**STATED EXERCISE**.
Omit every picture and write out the rest of the records exactly.

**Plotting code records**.

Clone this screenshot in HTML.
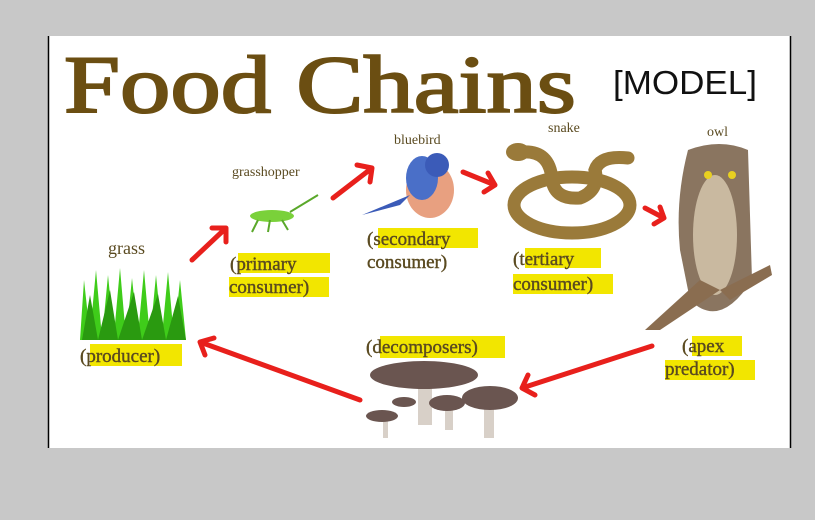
<!DOCTYPE html>
<html><head><style>
html,body{margin:0;padding:0;background:#c8c8c8;}
svg{display:block}
.s{font-family:"Liberation Serif",serif;fill:#5a4a20}
.h{fill:#f2e600}
</style></head><body>
<svg width="815" height="520" viewBox="0 0 815 520">
<rect width="815" height="520" fill="#c8c8c8"/>
<rect x="48" y="36" width="743" height="412" fill="#fff"/>
<line x1="48.5" y1="36" x2="48.5" y2="448" stroke="#000" stroke-width="1.5"/>
<line x1="790.5" y1="36" x2="790.5" y2="448" stroke="#000" stroke-width="1.5"/>
<text x="64" y="112" font-family="Liberation Serif,serif" font-size="82" fill="#6b4e12" stroke="#6b4e12" stroke-width="2" textLength="512" lengthAdjust="spacingAndGlyphs">Food Chains</text>
<text x="613" y="94" font-family="Liberation Sans,sans-serif" font-size="33" fill="#111" textLength="144" lengthAdjust="spacingAndGlyphs">[MODEL]</text>
<text class="s" x="108" y="254" font-size="18">grass</text>
<text class="s" x="232" y="176" font-size="14">grasshopper</text>
<text class="s" x="394" y="144" font-size="14">bluebird</text>
<text class="s" x="548" y="132" font-size="14">snake</text>
<text class="s" x="707" y="136" font-size="14">owl</text>
<rect class="h" x="90" y="344" width="92" height="22"/>
<rect class="h" x="238" y="253" width="92" height="20"/>
<rect class="h" x="229" y="277" width="100" height="20"/>
<rect class="h" x="378" y="228" width="100" height="20"/>
<rect class="h" x="525" y="248" width="76" height="20"/>
<rect class="h" x="513" y="274" width="100" height="20"/>
<rect class="h" x="380" y="336" width="125" height="22"/>
<rect class="h" x="692" y="336" width="50" height="20"/>
<rect class="h" x="665" y="360" width="90" height="20"/>
<g class="s" font-size="19" stroke="#5a4a20" stroke-width="0.4">
<text x="80" y="362">(producer)</text>
<text x="230" y="270">(primary</text>
<text x="229" y="293">consumer)</text>
<text x="367" y="245">(secondary</text>
<text x="367" y="268">consumer)</text>
<text x="513" y="265">(tertiary</text>
<text x="513" y="290">consumer)</text>
<text x="366" y="353">(decomposers)</text>
<text x="682" y="352">(apex</text>
<text x="665" y="375">predator)</text>
</g>
<g stroke="#e8201c" stroke-width="5" fill="none" stroke-linecap="round" stroke-linejoin="round">
<path d="M192 260 L226 228 M212 228 L226 228 L226 242"/>
<path d="M333 198 L372 168 M357 165 L372 168 L370 182"/>
<path d="M463 172 L495 185 M484 192 L495 185 L488 173"/>
<path d="M645 208 L664 218 M654 224 L664 218 L660 207"/>
<path d="M652 346 L522 388 M528 375 L522 388 L535 395"/>
<path d="M360 400 L200 342 M214 338 L200 342 L205 355"/>
</g>
<g fill="#3fcc1a">
<path d="M80 340 L84 280 L90 335 L96 270 L102 338 L108 275 L114 335 L120 268 L126 338 L132 278 L138 335 L144 270 L150 338 L156 275 L162 335 L168 272 L174 338 L180 280 L186 340 Z"/>
</g>
<path d="M82 340 L90 295 L98 340 L110 290 L118 340 L134 292 L142 340 L158 294 L166 340 L178 296 L186 340Z" fill="#2a9a10"/>
<ellipse cx="272" cy="216" rx="22" ry="6" fill="#7ad13a"/>
<path d="M258 220 L252 232 M270 220 L268 232 M282 220 L288 230 M290 212 L318 195" stroke="#5aa82a" stroke-width="2"/>
<ellipse cx="430" cy="190" rx="24" ry="28" fill="#e8a080"/>
<ellipse cx="422" cy="178" rx="16" ry="22" fill="#4a6fc8"/>
<circle cx="437" cy="165" r="12" fill="#3b5bb8"/>
<path d="M410 195 L362 215 L400 205Z" fill="#3b5bb8"/>
<g fill="none" stroke="#9a7a3a" stroke-width="13" stroke-linecap="round">
<ellipse cx="572" cy="205" rx="58" ry="28"/>
<path d="M522 152 Q550 150 552 180 Q555 200 580 198 Q600 190 595 170 Q600 155 628 158"/>
</g>
<ellipse cx="518" cy="152" rx="12" ry="9" fill="#9a7a3a"/>
<path d="M688 150 Q720 138 748 150 L752 280 Q720 330 690 300 L680 250 Q675 200 688 150Z" fill="#8a7560"/>
<ellipse cx="715" cy="235" rx="22" ry="60" fill="#c9b9a0"/>
<path d="M700 280 L645 330 L660 330 L720 290Z" fill="#8a6d50"/>
<path d="M720 290 L770 265 L772 275 L730 300Z" fill="#8a6d50"/>
<circle cx="708" cy="175" r="4" fill="#e8d020"/><circle cx="732" cy="175" r="4" fill="#e8d020"/>
<g fill="#d8d0c8">
<rect x="418" y="380" width="14" height="45"/>
<rect x="484" y="400" width="10" height="38"/>
<rect x="445" y="405" width="8" height="25"/>
<rect x="383" y="418" width="5" height="20"/>
</g>
<g fill="#6a5550">
<ellipse cx="424" cy="375" rx="54" ry="14"/>
<ellipse cx="490" cy="398" rx="28" ry="12"/>
<ellipse cx="447" cy="403" rx="18" ry="8"/>
<ellipse cx="404" cy="402" rx="12" ry="5"/>
<ellipse cx="382" cy="416" rx="16" ry="6"/>
</g>
</svg>
</body></html>
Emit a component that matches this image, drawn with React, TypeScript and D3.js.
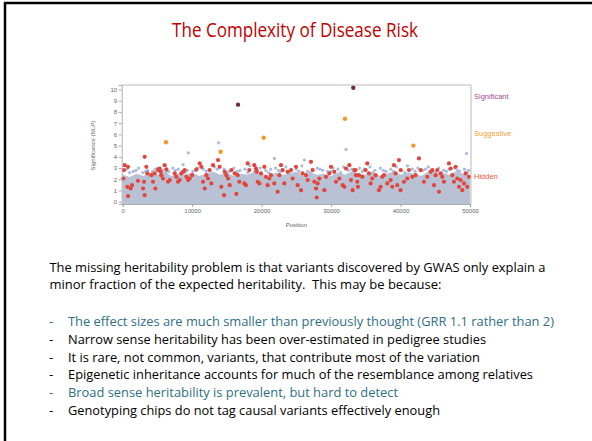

**EXERCISE OUTPUT**.
Clone this screenshot in HTML.
<!DOCTYPE html>
<html><head><style>
html,body{margin:0;padding:0;background:#c8c8c8;}
svg{display:block}
.s{font-family:"Liberation Serif",serif;fill:#5a4a20}
.h{fill:#f2e600}
</style></head><body>
<svg width="815" height="520" viewBox="0 0 815 520">
<rect width="815" height="520" fill="#c8c8c8"/>
<rect x="48" y="36" width="743" height="412" fill="#fff"/>
<line x1="48.5" y1="36" x2="48.5" y2="448" stroke="#000" stroke-width="1.5"/>
<line x1="790.5" y1="36" x2="790.5" y2="448" stroke="#000" stroke-width="1.5"/>
<text x="64" y="112" font-family="Liberation Serif,serif" font-size="82" fill="#6b4e12" stroke="#6b4e12" stroke-width="2" textLength="512" lengthAdjust="spacingAndGlyphs">Food Chains</text>
<text x="613" y="94" font-family="Liberation Sans,sans-serif" font-size="33" fill="#111" textLength="144" lengthAdjust="spacingAndGlyphs">[MODEL]</text>
<text class="s" x="108" y="254" font-size="18">grass</text>
<text class="s" x="232" y="176" font-size="14">grasshopper</text>
<text class="s" x="394" y="144" font-size="14">bluebird</text>
<text class="s" x="548" y="132" font-size="14">snake</text>
<text class="s" x="707" y="136" font-size="14">owl</text>
<rect class="h" x="90" y="344" width="92" height="22"/>
<rect class="h" x="238" y="253" width="92" height="20"/>
<rect class="h" x="229" y="277" width="100" height="20"/>
<rect class="h" x="378" y="228" width="100" height="20"/>
<rect class="h" x="525" y="248" width="76" height="20"/>
<rect class="h" x="513" y="274" width="100" height="20"/>
<rect class="h" x="380" y="336" width="125" height="22"/>
<rect class="h" x="692" y="336" width="50" height="20"/>
<rect class="h" x="665" y="360" width="90" height="20"/>
<g class="s" font-size="19" stroke="#5a4a20" stroke-width="0.4">
<text x="80" y="362">(producer)</text>
<text x="230" y="270">(primary</text>
<text x="229" y="293">consumer)</text>
<text x="367" y="245">(secondary</text>
<text x="367" y="268">consumer)</text>
<text x="513" y="265">(tertiary</text>
<text x="513" y="290">consumer)</text>
<text x="366" y="353">(decomposers)</text>
<text x="682" y="352">(apex</text>
<text x="665" y="375">predator)</text>
</g>
<g stroke="#e8201c" stroke-width="5" fill="none" stroke-linecap="round" stroke-linejoin="round">
<path d="M192 260 L226 228 M212 228 L226 228 L226 242"/>
<path d="M333 198 L372 168 M357 165 L372 168 L370 182"/>
<path d="M463 172 L495 185 M484 192 L495 185 L488 173"/>
<path d="M645 208 L664 218 M654 224 L664 218 L660 207"/>
<path d="M652 346 L522 388 M528 375 L522 388 L535 395"/>
<path d="M360 400 L200 342 M214 338 L200 342 L205 355"/>
</g>
<g fill="#3fcc1a">
<path d="M80 340 L84 280 L90 335 L96 270 L102 338 L108 275 L114 335 L120 268 L126 338 L132 278 L138 335 L144 270 L150 338 L156 275 L162 335 L168 272 L174 338 L180 280 L186 340 Z"/>
</g>
<path d="M82 340 L90 295 L98 340 L110 290 L118 340 L134 292 L142 340 L158 294 L166 340 L178 296 L186 340Z" fill="#2a9a10"/>
<ellipse cx="272" cy="216" rx="22" ry="6" fill="#7ad13a"/>
<path d="M258 220 L252 232 M270 220 L268 232 M282 220 L288 230 M290 212 L318 195" stroke="#5aa82a" stroke-width="2"/>
<ellipse cx="430" cy="190" rx="24" ry="28" fill="#e8a080"/>
<ellipse cx="422" cy="178" rx="16" ry="22" fill="#4a6fc8"/>
<circle cx="437" cy="165" r="12" fill="#3b5bb8"/>
<path d="M410 195 L362 215 L400 205Z" fill="#3b5bb8"/>
<g fill="none" stroke="#9a7a3a" stroke-width="13" stroke-linecap="round">
<ellipse cx="572" cy="205" rx="58" ry="28"/>
<path d="M522 152 Q550 150 552 180 Q555 200 580 198 Q600 190 595 170 Q600 155 628 158"/>
</g>
<ellipse cx="518" cy="152" rx="12" ry="9" fill="#9a7a3a"/>
<path d="M688 150 Q720 138 748 150 L752 280 Q720 330 690 300 L680 250 Q675 200 688 150Z" fill="#8a7560"/>
<ellipse cx="715" cy="235" rx="22" ry="60" fill="#c9b9a0"/>
<path d="M700 280 L645 330 L660 330 L720 290Z" fill="#8a6d50"/>
<path d="M720 290 L770 265 L772 275 L730 300Z" fill="#8a6d50"/>
<circle cx="708" cy="175" r="4" fill="#e8d020"/><circle cx="732" cy="175" r="4" fill="#e8d020"/>
<g fill="#d8d0c8">
<rect x="418" y="380" width="14" height="45"/>
<rect x="484" y="400" width="10" height="38"/>
<rect x="445" y="405" width="8" height="25"/>
<rect x="383" y="418" width="5" height="20"/>
</g>
<g fill="#6a5550">
<ellipse cx="424" cy="375" rx="54" ry="14"/>
<ellipse cx="490" cy="398" rx="28" ry="12"/>
<ellipse cx="447" cy="403" rx="18" ry="8"/>
<ellipse cx="404" cy="402" rx="12" ry="5"/>
<ellipse cx="382" cy="416" rx="16" ry="6"/>
</g>
</svg>
</body></html>
Emit a component that matches this image, drawn with React, TypeScript and D3.js.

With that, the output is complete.